GIVEN INSTRUCTION:
All of the lines below are to be transcribed faithfully, with pictures excluded from the copy.

COLLECTED MATERIAL:

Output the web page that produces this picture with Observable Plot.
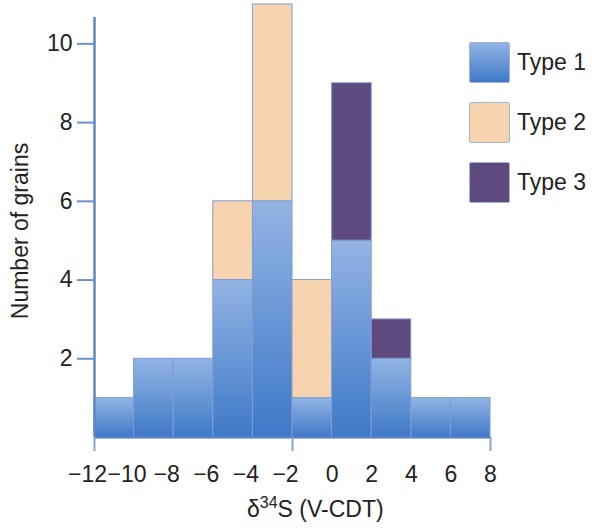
<!DOCTYPE html>
<html><head><meta charset="utf-8">
<script src="https://cdn.jsdelivr.net/npm/d3@7"></script>
<script src="https://cdn.jsdelivr.net/npm/@observablehq/plot@0.6"></script>
<style>
body{margin:0;background:#fff;font-family:"Liberation Sans",Arial,sans-serif}
#wrap{position:relative;width:595px;height:530px}
.legend{position:absolute;left:469px;top:42px}
.item{display:flex;align-items:center;height:41px;margin-bottom:19px}
.sw{width:41px;height:41px;box-sizing:border-box;border:1px solid #a3b2d2;border-radius:2px}
.lab{margin-left:7px;font-size:23px;color:#222;white-space:nowrap}
</style></head><body><div id="wrap"></div>
<script>
const binStarts = [-12,-10,-8,-6,-4,-2,0,2,4,6];
const binWidth = 2;
const types = ["Type 1","Type 2","Type 3"];
const type1 = [1,2,2,4,6,1,5,2,1,1];
const type2 = [0,0,0,2,5,3,0,0,0,0];
const type3 = [0,0,0,0,0,0,4,1,0,0];
const xTicks = [-12,-10,-8,-6,-4,-2,0,2,4,6,8];
const xMajorTicks = [-12,-2,8];
const yTicks = [2,4,6,8,10];
const fills = ["url(#gType1)", "#f5d4af", "#5e4a7f"];
const swatches = ["linear-gradient(#93b4e4,#3e79c8)", "#f5d4af", "#5e4a7f"];

const series = [type1, type2, type3];
const rows = [];
types.forEach((t, i) => {
  binStarts.forEach((b, j) => {
    if (series[i][j] > 0) rows.push({type: t, x1: b, x2: b + binWidth, count: series[i][j]});
  });
});

const font = '"Liberation Sans", Arial, sans-serif';
const plot = Plot.plot({
  width: 595, height: 530,
  marginLeft: 94, marginRight: 105, marginTop: 4, marginBottom: 93,
  style: {fontFamily: font, fontSize: "23px", color: "#222", background: "white", overflow: "visible"},
  x: {domain: [-12, 8]},
  y: {domain: [0, 11]},
  color: {type: "ordinal", domain: types, range: fills},
  marks: [
    Plot.rectY(rows, {x1: "x1", x2: "x2", y: "count", fill: "type", stroke: "#7f9dd2", strokeWidth: 1}),
    Plot.ruleY([0], {stroke: "#4f7cc4", strokeWidth: 2}),
    Plot.ruleX([-12], {y1: 0, y2: 11, insetBottom: -13, insetTop: -1, stroke: "#5f86c8", strokeWidth: 2.5}),
    Plot.axisY({ticks: yTicks, tickSize: 17, tickPadding: 5, stroke: "#6f92cf", strokeWidth: 2, label: null}),
    Plot.axisX({ticks: xMajorTicks, tickSize: 14, tickFormat: () => "", stroke: "#86a3d6", strokeWidth: 2, label: null}),
    Plot.axisX({ticks: xTicks.filter(v => v < 0), tickSize: 0, tickPadding: 28, dx: -7, label: null}),
    Plot.axisX({ticks: xTicks.filter(v => v >= 0), tickSize: 0, tickPadding: 28, label: null})
  ]
});

const svg = d3.select(plot);
const defs = svg.insert("defs", ":first-child");
const g1 = defs.append("linearGradient").attr("id", "gType1")
  .attr("x1", 0).attr("y1", 0).attr("x2", 0).attr("y2", 1);
g1.append("stop").attr("offset", "0%").attr("stop-color", "#93b4e4");
g1.append("stop").attr("offset", "100%").attr("stop-color", "#3e79c8");

svg.append("text")
  .attr("transform", "translate(28,231) rotate(-90)")
  .attr("text-anchor", "middle")
  .attr("fill", "#222")
  .style("font-size", "23px")
  .text("Number of grains");

const xt = svg.append("text")
  .attr("x", 247).attr("y", 517)
  .attr("text-anchor", "start")
  .attr("fill", "#222")
  .style("font-size", "23px");
xt.append("tspan").text("δ");
xt.append("tspan").attr("dy", -9).style("font-size", "16px").text("34");
xt.append("tspan").attr("dy", 9).text("S (V-CDT)");

const wrap = document.getElementById("wrap");
wrap.appendChild(plot);
const leg = document.createElement("div");
leg.className = "legend";
types.forEach((t, i) => {
  const it = document.createElement("div"); it.className = "item";
  const sw = document.createElement("div"); sw.className = "sw"; sw.style.background = swatches[i];
  const lb = document.createElement("span"); lb.className = "lab"; lb.textContent = t;
  it.appendChild(sw); it.appendChild(lb); leg.appendChild(it);
});
wrap.appendChild(leg);
</script></body></html>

FULL OUTPUT:
Output the web page that produces this picture with Observable Plot.
<!DOCTYPE html>
<html><head><meta charset="utf-8">
<script src="https://cdn.jsdelivr.net/npm/d3@7"></script>
<script src="https://cdn.jsdelivr.net/npm/@observablehq/plot@0.6"></script>
<style>
body{margin:0;background:#fff;font-family:"Liberation Sans",Arial,sans-serif}
#wrap{position:relative;width:595px;height:530px}
.legend{position:absolute;left:469px;top:42px}
.item{display:flex;align-items:center;height:41px;margin-bottom:19px}
.sw{width:41px;height:41px;box-sizing:border-box;border:1px solid #a3b2d2;border-radius:2px}
.lab{margin-left:7px;font-size:23px;color:#222;white-space:nowrap}
</style></head><body><div id="wrap"></div>
<script>
const binStarts = [-12,-10,-8,-6,-4,-2,0,2,4,6];
const binWidth = 2;
const types = ["Type 1","Type 2","Type 3"];
const type1 = [1,2,2,4,6,1,5,2,1,1];
const type2 = [0,0,0,2,5,3,0,0,0,0];
const type3 = [0,0,0,0,0,0,4,1,0,0];
const xTicks = [-12,-10,-8,-6,-4,-2,0,2,4,6,8];
const xMajorTicks = [-12,-2,8];
const yTicks = [2,4,6,8,10];
const fills = ["url(#gType1)", "#f5d4af", "#5e4a7f"];
const swatches = ["linear-gradient(#93b4e4,#3e79c8)", "#f5d4af", "#5e4a7f"];

const series = [type1, type2, type3];
const rows = [];
types.forEach((t, i) => {
  binStarts.forEach((b, j) => {
    if (series[i][j] > 0) rows.push({type: t, x1: b, x2: b + binWidth, count: series[i][j]});
  });
});

const font = '"Liberation Sans", Arial, sans-serif';
const plot = Plot.plot({
  width: 595, height: 530,
  marginLeft: 94, marginRight: 105, marginTop: 4, marginBottom: 93,
  style: {fontFamily: font, fontSize: "23px", color: "#222", background: "white", overflow: "visible"},
  x: {domain: [-12, 8]},
  y: {domain: [0, 11]},
  color: {type: "ordinal", domain: types, range: fills},
  marks: [
    Plot.rectY(rows, {x1: "x1", x2: "x2", y: "count", fill: "type", stroke: "#7f9dd2", strokeWidth: 1}),
    Plot.ruleY([0], {stroke: "#4f7cc4", strokeWidth: 2}),
    Plot.ruleX([-12], {y1: 0, y2: 11, insetBottom: -13, insetTop: -1, stroke: "#5f86c8", strokeWidth: 2.5}),
    Plot.axisY({ticks: yTicks, tickSize: 17, tickPadding: 5, stroke: "#6f92cf", strokeWidth: 2, label: null}),
    Plot.axisX({ticks: xMajorTicks, tickSize: 14, tickFormat: () => "", stroke: "#86a3d6", strokeWidth: 2, label: null}),
    Plot.axisX({ticks: xTicks.filter(v => v < 0), tickSize: 0, tickPadding: 28, dx: -7, label: null}),
    Plot.axisX({ticks: xTicks.filter(v => v >= 0), tickSize: 0, tickPadding: 28, label: null})
  ]
});

const svg = d3.select(plot);
const defs = svg.insert("defs", ":first-child");
const g1 = defs.append("linearGradient").attr("id", "gType1")
  .attr("x1", 0).attr("y1", 0).attr("x2", 0).attr("y2", 1);
g1.append("stop").attr("offset", "0%").attr("stop-color", "#93b4e4");
g1.append("stop").attr("offset", "100%").attr("stop-color", "#3e79c8");

svg.append("text")
  .attr("transform", "translate(28,231) rotate(-90)")
  .attr("text-anchor", "middle")
  .attr("fill", "#222")
  .style("font-size", "23px")
  .text("Number of grains");

const xt = svg.append("text")
  .attr("x", 247).attr("y", 517)
  .attr("text-anchor", "start")
  .attr("fill", "#222")
  .style("font-size", "23px");
xt.append("tspan").text("δ");
xt.append("tspan").attr("dy", -9).style("font-size", "16px").text("34");
xt.append("tspan").attr("dy", 9).text("S (V-CDT)");

const wrap = document.getElementById("wrap");
wrap.appendChild(plot);
const leg = document.createElement("div");
leg.className = "legend";
types.forEach((t, i) => {
  const it = document.createElement("div"); it.className = "item";
  const sw = document.createElement("div"); sw.className = "sw"; sw.style.background = swatches[i];
  const lb = document.createElement("span"); lb.className = "lab"; lb.textContent = t;
  it.appendChild(sw); it.appendChild(lb); leg.appendChild(it);
});
wrap.appendChild(leg);
</script></body></html>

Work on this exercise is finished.